## Data excerpts
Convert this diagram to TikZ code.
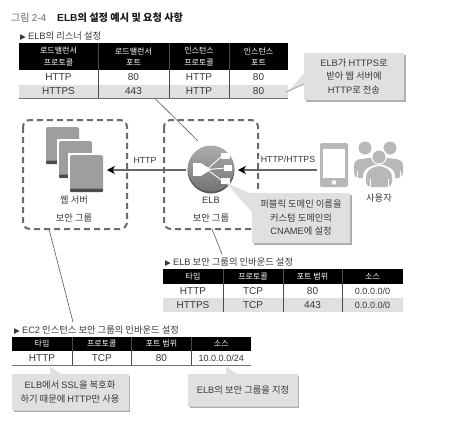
\documentclass[tikz,border=0pt]{standalone}
\usepackage{fontspec}
\setmainfont{Noto Sans CJK KR}
\newfontfamily\lat{Liberation Sans}
\newfontfamily\dv{DejaVu Sans}
\usetikzlibrary{arrows.meta}
\definecolor{txt}{gray}{0.22}
\definecolor{rowg}{gray}{0.88}
\definecolor{callg}{gray}{0.88}
\definecolor{shad}{gray}{0.68}
\definecolor{dashc}{gray}{0.42}
\definecolor{srv}{gray}{0.62}
\definecolor{icon}{gray}{0.72}
\tikzset{
 x=1pt,y=-1pt,
 hdr/.style={text=white,font=\fontsize{8}{11.5}\selectfont,align=center,inner sep=0pt},
 body/.style={text=txt,font=\fontsize{10}{11}\lat,inner sep=0pt},
 ip/.style={body,font=\fontsize{9}{11}\lat},
 note/.style={text=txt,font=\fontsize{9.3}{13.5}\selectfont,align=center,inner sep=0pt},
 sub/.style={text=txt,font=\fontsize{9.3}{11}\selectfont,anchor=west,inner sep=0pt},
 sep/.style={draw=black!70,line width=.7pt},
 base/.style={draw=black!55,line width=1pt},
 sg/.style={draw=dashc,line width=2pt,dash pattern=on 6pt off 4pt,rounded corners=7pt},
 lead/.style={draw=black!65,line width=.6pt},
 flow/.style={draw=black!60,line width=1.1pt,-{Stealth[length=8pt,width=8pt,inset=2.5pt,black]}},
 callshape/.style={fill=callg},
 shadowshape/.style={fill=shad},
}
\newcommand{\hc}[6]{\fill[black] (#2,#3) rectangle (#4,#5) node[midway,hdr] (#1) {#6};}
\newcommand{\bc}[8][body]{\fill[#7] (#3,#4) rectangle (#5,#6) node[midway,#1] (#2) {#8};}
\newcommand{\tri}{{\dv\fontsize{7.5}{8}\selectfont ▶}}
\begin{document}
\begin{tikzpicture}
\useasboundingbox (0,0) rectangle (453,426);
\fill[white] (0,0) rectangle (453,426);

\node[anchor=west,inner sep=0pt,text=black!60,font=\fontsize{10}{11}\selectfont] (fig) at (11,18) {그림 {\lat 2-4}};
\node[anchor=west,inner sep=0pt,text=black!90,font=\fontsize{10.2}{11}\bfseries] (figt) at (57,18) {{\lat\bfseries ELB}의 설정 예시 및 요청 사항};

\node[sub] (t1) at (20,36) {\tri\ {\lat ELB}의 리스너 설정};
\hc{a1}{19}{43}{98}{70}{로드밸런서\\프로토콜}
\hc{a2}{98}{43}{169}{70}{로드밸런서\\포트}
\hc{a3}{169}{43}{229}{70}{인스턴스\\프로토콜}
\hc{a4}{229}{43}{288}{70}{인스턴스\\포트}
\bc{b1}{19}{70}{98}{84}{white}{HTTP}
\bc{b2}{98}{70}{169}{84}{white}{80}
\bc{b3}{169}{70}{229}{84}{white}{HTTP}
\bc{b4}{229}{70}{288}{84}{white}{80}
\bc{c1}{19}{84.5}{98}{98}{rowg}{HTTPS}
\bc{c2}{98}{84.5}{169}{98}{rowg}{443}
\bc{c3}{169}{84.5}{229}{98}{rowg}{HTTP}
\bc{c4}{229}{84.5}{288}{98}{rowg}{80}
\foreach \x in {98,169,229}{\draw[sep] (\x,43) -- (\x,98);}
\draw[base] (19,98.5) -- (288,98.5);

\node[sub] (t2) at (165,262) {\tri\ {\lat ELB} 보안 그룹의 인바운드 설정};
\hc{d1}{163}{269}{223}{284}{타입}
\hc{d2}{223}{269}{283}{284}{프로토콜}
\hc{d3}{283}{269}{342}{284}{포트 범위}
\hc{d4}{342}{269}{403}{284}{소스}
\bc{e1}{163}{284}{223}{298}{white}{HTTP}
\bc{e2}{223}{284}{283}{298}{white}{TCP}
\bc{e3}{283}{284}{342}{298}{white}{80}
\bc[ip]{e4}{342}{284}{403}{298}{white}{0.0.0.0/0}
\bc{f1}{163}{298}{223}{312}{rowg}{HTTPS}
\bc{f2}{223}{298}{283}{312}{rowg}{TCP}
\bc{f3}{283}{298}{342}{312}{rowg}{443}
\bc[ip]{f4}{342}{298}{403}{312}{rowg}{0.0.0.0/0}
\foreach \x in {223,283,342}{\draw[sep] (\x,269) -- (\x,312);}

\node[sub] (t3) at (14,330) {\tri\ {\lat EC2} 인스턴스 보안 그룹의 인바운드 설정};
\hc{g1}{12}{336.5}{72}{351}{타입}
\hc{g2}{72}{336.5}{131.5}{351}{프로토콜}
\hc{g3}{131.5}{336.5}{191.5}{351}{포트 범위}
\hc{g4}{191.5}{336.5}{251}{351}{소스}
\bc{h1}{12}{351}{72}{365}{white}{HTTP}
\bc{h2}{72}{351}{131.5}{365}{white}{TCP}
\bc{h3}{131.5}{351}{191.5}{365}{white}{80}
\bc[ip]{h4}{191.5}{351}{251}{365}{white}{10.0.0.0/24}
\foreach \x in {72,131.5,191.5}{\draw[sep] (\x,336.5) -- (\x,365);}
\draw[base] (12,365.5) -- (251,365.5);

\draw[sg] (23,120) rectangle (127,229);
\draw[sg] (164,120) rectangle (258,229);
\coordinate (websg) at (49,229);
\coordinate (elbsg) at (212,229);
\coordinate (tabtop1) at (155,98.5);
\coordinate (tabtop2) at (222,254);
\coordinate (tabtop3) at (73,322);
\coordinate (elbedge) at (198,141);
\draw[lead] (tabtop1) -- (elbedge);
\draw[lead] (websg) -- (tabtop3);
\draw[lead] (elbsg) -- (tabtop2);

\foreach \nm/\x/\y in {s1/46/127,s2/59/141,s3/70/155}{
  \fill[white] (\x-2,\y-2) rectangle (\x+35,\y+39);
  \fill[srv,rounded corners=1.5pt] (\x,\y) rectangle (\x+33,\y+36);
  \fill[black!70,rounded corners=1pt] (\x,\y+33.5) rectangle (\x+33,\y+37);
  \coordinate (\nm) at (\x+16.5,\y+18);
}
\node[note] (weblab) at (74,200) {웹 서버};
\node[note] (websec) at (74,218) {보안 그룹};

\fill[black!65] (211,170) circle (23.5);
\shade[top color=black!32,bottom color=black!55] (211,168.5) circle (23);
\coordinate (elbc) at (211,169);
\begin{scope}[white,line width=.9pt]
 \fill (193,163) rectangle (201,176);
 \fill (201,163) -- (211,169.5) -- (201,176) -- cycle;
 \draw (207,169.5) -- (222,156);
 \draw (207,169.5) -- (226,168);
 \draw (207,169.5) -- (222,180.5);
 \fill (220.5,153) rectangle (230,158.5);
 \fill (224,165) rectangle (232,171);
 \fill (220.5,178) rectangle (230,183.5);
\end{scope}
\node[note] (elblab) at (211,200) {{\lat ELB}};
\node[note] (elbsec) at (211,218) {보안 그룹};

\fill[icon,rounded corners=2pt] (320,143) rectangle (348,187);
\fill[white] (323,149) rectangle (345,178);
\fill[white] (334,182.5) circle (2.3);
\coordinate (phone) at (317,170);
\coordinate (elbin) at (238,170);
\coordinate (elbout) at (186,170);
\coordinate (srvin) at (107,170);
\draw[flow] (phone) -- (elbin);
\draw[flow] (elbout) -- (srvin);
\node[body,font=\fontsize{8.8}{10}\lat] (lb1) at (288,159) {HTTP/HTTPS};
\node[body,font=\fontsize{8.8}{10}\lat] (lb2) at (145,160) {HTTP};

\begin{scope}[icon]
 \fill (365,148) circle (6.5);
 \fill (390,148) circle (6.5);
 \fill[rounded corners=5pt] (354,178) -- (354,160) -- (376,157) -- (378,157) -- (403,160) -- (403,178) -- cycle;
\end{scope}
\fill[white] (379,156.5) circle (8);
\fill[white,rounded corners=6pt] (363,188) -- (363,170) -- (379,163) -- (395,170) -- (395,188) -- cycle;
\fill[icon] (379,157) circle (6.5);
\fill[icon,rounded corners=5pt] (366,187) -- (366,172) -- (375,166) -- (383,166) -- (392,172) -- (392,187) -- cycle;
\draw[white,line width=.6pt] (357,171) -- (357,178) (400,171) -- (400,178) (370,179) -- (370,187) (388,179) -- (388,187);
\node[note] (userlab) at (379,198) {사용자};

\fill[shadowshape] (306,55) rectangle (405.5,101.5);
\fill[callshape] (304,53) -- (404,53) -- (404,100) -- (304,100) -- (304,84) -- (288,92) -- (304,73) -- cycle;
\draw[shad,line width=1pt] (304,84) -- (286,92);
\node[note] (n1) at (354,76.5) {{\lat ELB}가 {\lat HTTPS}로\\받아 웹 서버에\\{\lat HTTP}로 전송};

\fill[shadowshape] (254,195) rectangle (352,245);
\fill[callshape] (252,193) -- (350,193) -- (350,243) -- (252,243) -- (252,212) -- (226,183) -- (250,193) -- cycle;
\node[note] (n2) at (301,218) {퍼블릭 도메인 이름을\\커스텀 도메인의\\{\lat CNAME}에 설정};

\fill[shadowshape] (14,376) rectangle (130,412);
\fill[callshape] (12,374) -- (50,374) -- (50,367) -- (62,374) -- (129,374) -- (129,410.5) -- (12,410.5) -- cycle;
\node[note] (n3) at (70,392) {{\lat ELB}에서 {\lat SSL}을 복호화\\하기 때문에 {\lat HTTP}만 사용};

\fill[shadowshape] (190,376) rectangle (299,408);
\fill[callshape] (188,374) -- (226,374) -- (226,367) -- (238,374) -- (298,374) -- (298,406.5) -- (188,406.5) -- cycle;
\node[note] (n4) at (243,390) {{\lat ELB}의 보안 그룹을 지정};
\end{tikzpicture}
\end{document}
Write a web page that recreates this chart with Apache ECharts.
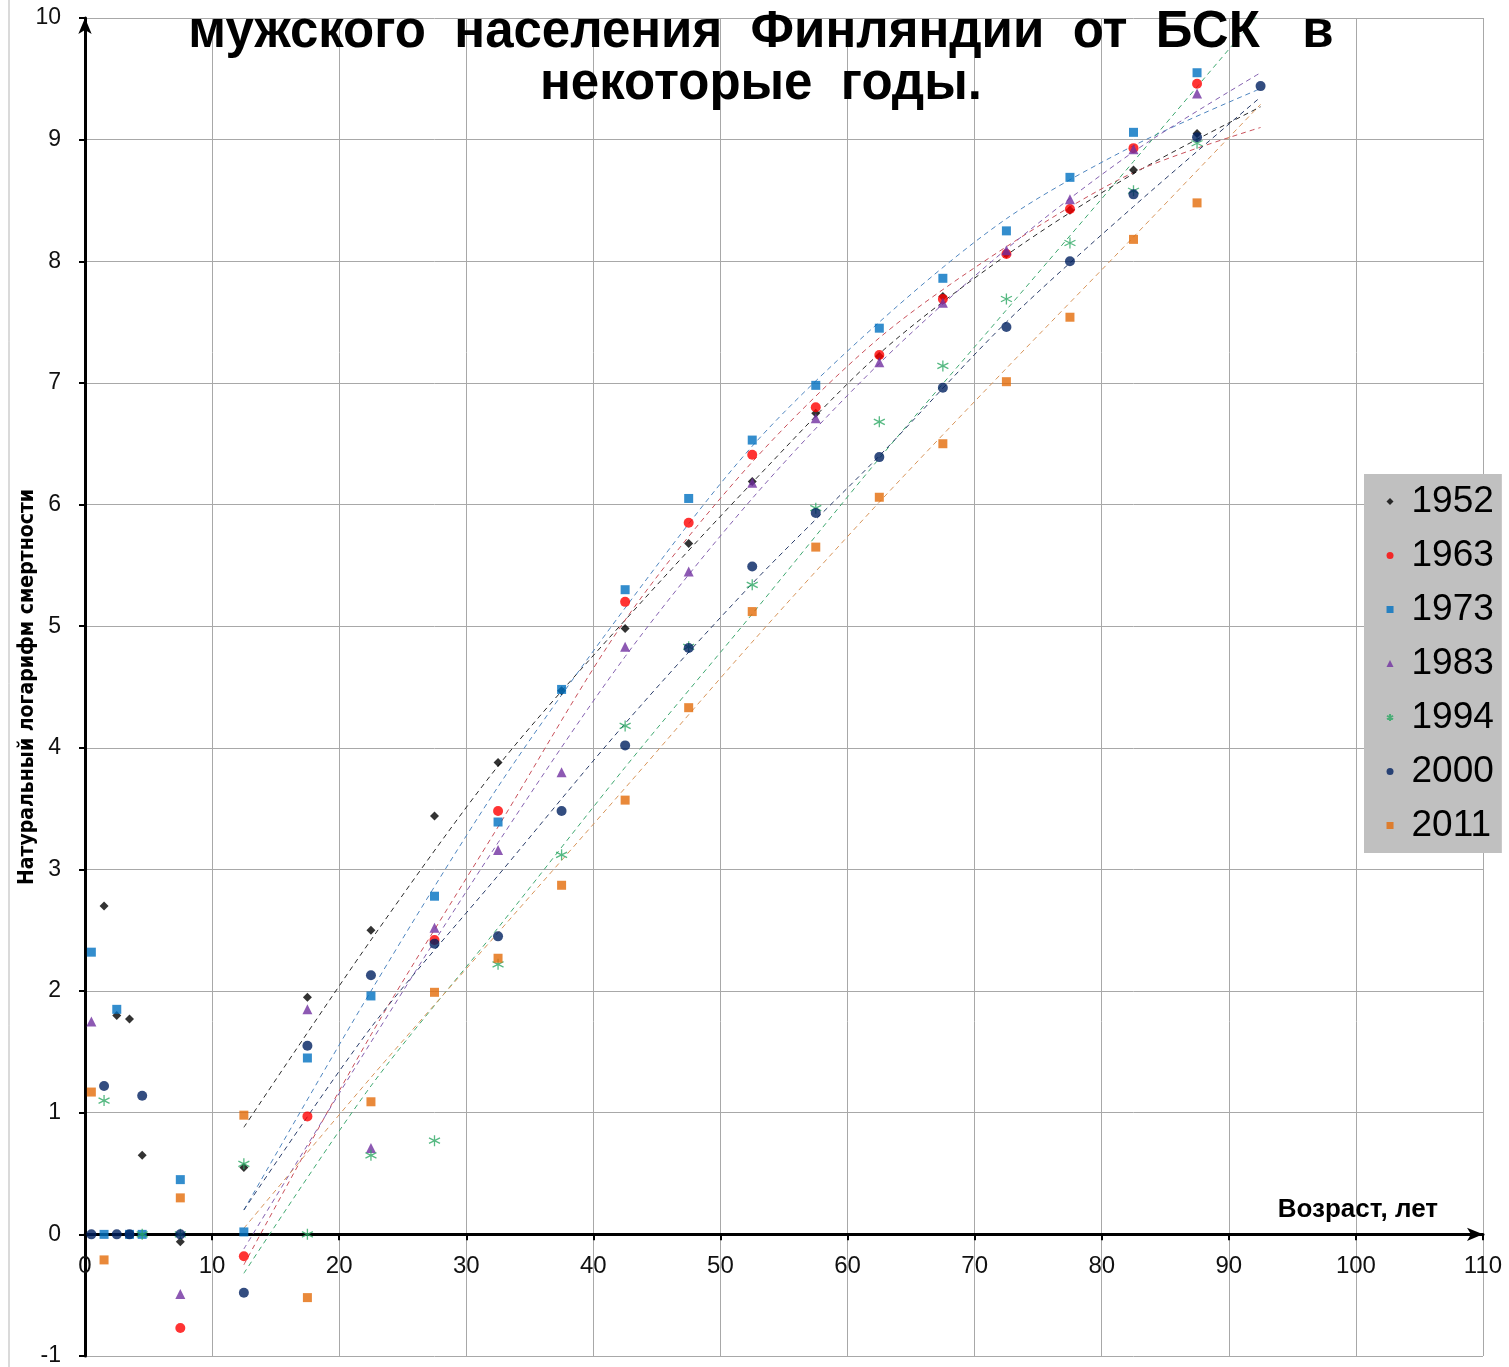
<!DOCTYPE html>
<html><head><meta charset="utf-8">
<script src="https://cdn.jsdelivr.net/npm/echarts@6/dist/echarts.min.js"></script>
<style>html,body{margin:0;padding:0;background:#fff}#c{width:1509px;height:1367px}</style>
</head><body><div id="c"></div>
<script>
const ages = [0.5,1.5,2.5,3.5,4.5,7.5,12.5,17.5,22.5,27.5,32.5,37.5,42.5,47.5,52.5,57.5,62.5,67.5,72.5,77.5,82.5,87.5,92.5];
const years = ['1952','1963','1973','1983','1994','2000','2011'];
const v1952 = [null,2.70,1.80,1.77,0.65,-0.06,0.55,1.95,2.50,3.44,3.88,4.47,4.98,5.68,6.19,6.75,7.22,7.71,8.06,8.42,8.75,9.05,null];
const v1963 = [null,null,null,null,null,-0.77,-0.18,0.97,null,2.42,3.48,null,5.20,5.85,6.41,6.80,7.23,7.69,8.06,8.43,8.93,9.46,null];
const v1973 = [2.32,0,1.85,0,0,0.45,0.02,1.45,1.96,2.78,3.39,4.48,5.30,6.05,6.53,6.98,7.45,7.86,8.25,8.69,9.06,9.55,null];
const v1983 = [1.75,null,null,null,null,-0.49,null,1.85,0.71,2.52,3.16,3.80,4.83,5.45,6.18,6.71,7.17,7.66,8.09,8.51,8.92,9.38,null];
const v1994 = [null,1.10,null,null,0,0,0.58,0,0.65,0.77,2.22,3.12,4.18,4.83,5.34,5.97,6.68,7.14,7.69,8.15,8.58,8.97,null];
const v2000 = [0,1.22,0,0,1.14,0,-0.48,1.55,2.13,2.39,2.45,3.48,4.02,4.82,5.49,5.93,6.39,6.96,7.46,8.00,8.55,9.02,9.44];
const v2011 = [1.17,-0.21,null,null,null,0.30,0.98,-0.52,1.09,1.99,2.27,2.87,3.57,4.33,5.12,5.65,6.06,6.50,7.01,7.54,8.18,8.48,null];

// trend lines
const trendAges = [12.5,22.5,32.5,42.5,52.5,62.5,72.5,82.5,92.5];
const t1952 = [0.88,2.42,3.85,5.05,6.18,7.24,8.05,8.72,9.27];
const t1963 = [-0.25,1.64,3.35,5.05,6.35,7.37,8.12,8.73,9.10];
const t1973 = [0.20,2.00,3.68,5.15,6.48,7.50,8.35,8.95,9.42];
const t1983 = [-0.12,1.58,3.22,4.75,6.05,7.16,8.10,8.90,9.55];
const t1994 = [-0.32,1.22,2.52,3.84,5.10,6.38,7.60,8.82,10.05];
const t2000 = [0.20,1.70,2.95,4.20,5.35,6.40,7.50,8.45,9.35];
const t2011 = [0.05,1.29,2.48,3.67,4.87,6.02,7.12,8.20,9.29];

const titleText = 'мужского  населения  Финляндии  от  БСК   в\nнекоторые  годы.';
const xName = 'Возраст, лет';
const yName = 'Натуральный логарифм смертности';

const values = [v1952,v1963,v1973,v1983,v1994,v2000,v2011];
const trends = [t1952,t1963,t1973,t1983,t1994,t2000,t2011];
const colors = ['#000000','#ff0000','#0070c0','#7030a0','#2ca863','#002060','#e36c09'];
const trendColors = ['#2a2a2a','#c9505a','#4f86c0','#8460b0','#3fa870','#2a3d6a','#d8955a'];
const symbols = ['diamond','circle','rect','triangle','path://M5,0 L5,10 M0.67,2.5 L9.33,7.5 M9.33,2.5 L0.67,7.5','circle','rect'];
const sizes = [9,10,9,10,11,10,9];

const pair = (xs, ys) => xs.map((x,i) => [x, ys[i]]).filter(p => p[1] !== null);

const series = [];
years.forEach((y,i) => {
  series.push({
    name: 'trend' + y, type: 'line', data: pair(trendAges, trends[i]),
    smooth: 0.3, symbol: 'none', silent: true, z: 2,
    lineStyle: {color: trendColors[i], width: 1, type: [5,4]}
  });
});
years.forEach((y,i) => {
  const isStar = i === 4;
  series.push({
    name: y, type: 'scatter', data: pair(ages, values[i]),
    symbol: symbols[i], symbolSize: sizes[i], z: 5,
    itemStyle: isStar ? {color: 'rgba(0,0,0,0)', borderColor: colors[i], borderWidth: 1.3}
                      : {color: colors[i]}
  });
});

const gridTop = 18, gridBottom = 11, H = 1367;
const unitPx = (H - gridTop - gridBottom) / 11;

const chart = echarts.init(document.getElementById('c'));
chart.setOption({
  animation: false,
  backgroundColor: '#fff',
  title: {
    text: titleText, left: 761, textAlign: 'center', top: 7, padding: 0,
    textStyle: {fontFamily: 'Liberation Sans', fontWeight: 'bold', fontSize: 51, lineHeight: 52, color: '#000'}
  },
  legend: {
    data: years, orient: 'vertical', left: 1364, top: 474,
    backgroundColor: '#c0c0c0', padding: [9, 8, 9, 22],
    itemWidth: 7, itemHeight: 7, itemGap: 17,
    textStyle: {fontFamily: 'Liberation Sans', fontSize: 37, lineHeight: 36, color: '#000', padding: [0,0,0,13]}
  },
  grid: {left: 85, right: 26, top: gridTop, bottom: gridBottom, containLabel: false, outerBoundsMode: 'none'},
  xAxis: {
    type: 'value', min: 0, max: 110, interval: 10,
    position: 'bottom', offset: -unitPx,
    name: xName, nameLocation: 'end', nameGap: -45,
    nameTextStyle: {fontFamily: 'Liberation Sans', fontWeight: 'bold', fontSize: 26, color: '#000', align: 'right', verticalAlign: 'bottom', padding: [0,0,12,0]},
    axisLine: {onZero: false, symbol: ['none','arrow'], symbolSize: [10,16], lineStyle: {color: '#000', width: 3}},
    axisTick: {show: true, length: 6, lineStyle: {color: '#000', width: 2}},
    axisLabel: {fontFamily: 'Liberation Sans', fontSize: 24, color: '#111', margin: 20},
    splitLine: {show: true, lineStyle: {color: '#a8a8a8', width: 1}}
  },
  yAxis: {
    type: 'value', min: -1, max: 10, interval: 1,
    name: yName, nameLocation: 'middle', nameGap: 47, nameRotate: 90, nameMoveOverlap: false,
    nameTextStyle: {fontFamily: "'Liberation Sans Narrow','DejaVu Sans Condensed','Liberation Sans',sans-serif", fontWeight: 'bold', fontSize: 21, color: '#000'},
    axisLine: {onZero: false, symbol: ['none','arrow'], symbolSize: [10,16], lineStyle: {color: '#000', width: 3}},
    axisTick: {show: true, length: 6, lineStyle: {color: '#000', width: 2}},
    axisLabel: {fontFamily: 'Liberation Sans', fontSize: 23, color: '#111', margin: 24},
    splitLine: {show: true, lineStyle: {color: '#a8a8a8', width: 1}}
  },
  graphic: [{type: 'line', shape: {x1: 9, y1: 0, x2: 9, y2: 1367}, style: {stroke: '#b5b5b5', lineWidth: 1}, silent: true}],
  series: series
});
</script></body></html>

## Exercise brief
All lines in the data that contain the word "this" should be copied.

## Exercise output
Convert this diagram to TikZ code.
Write a web page that recreates this chart with Apache ECharts.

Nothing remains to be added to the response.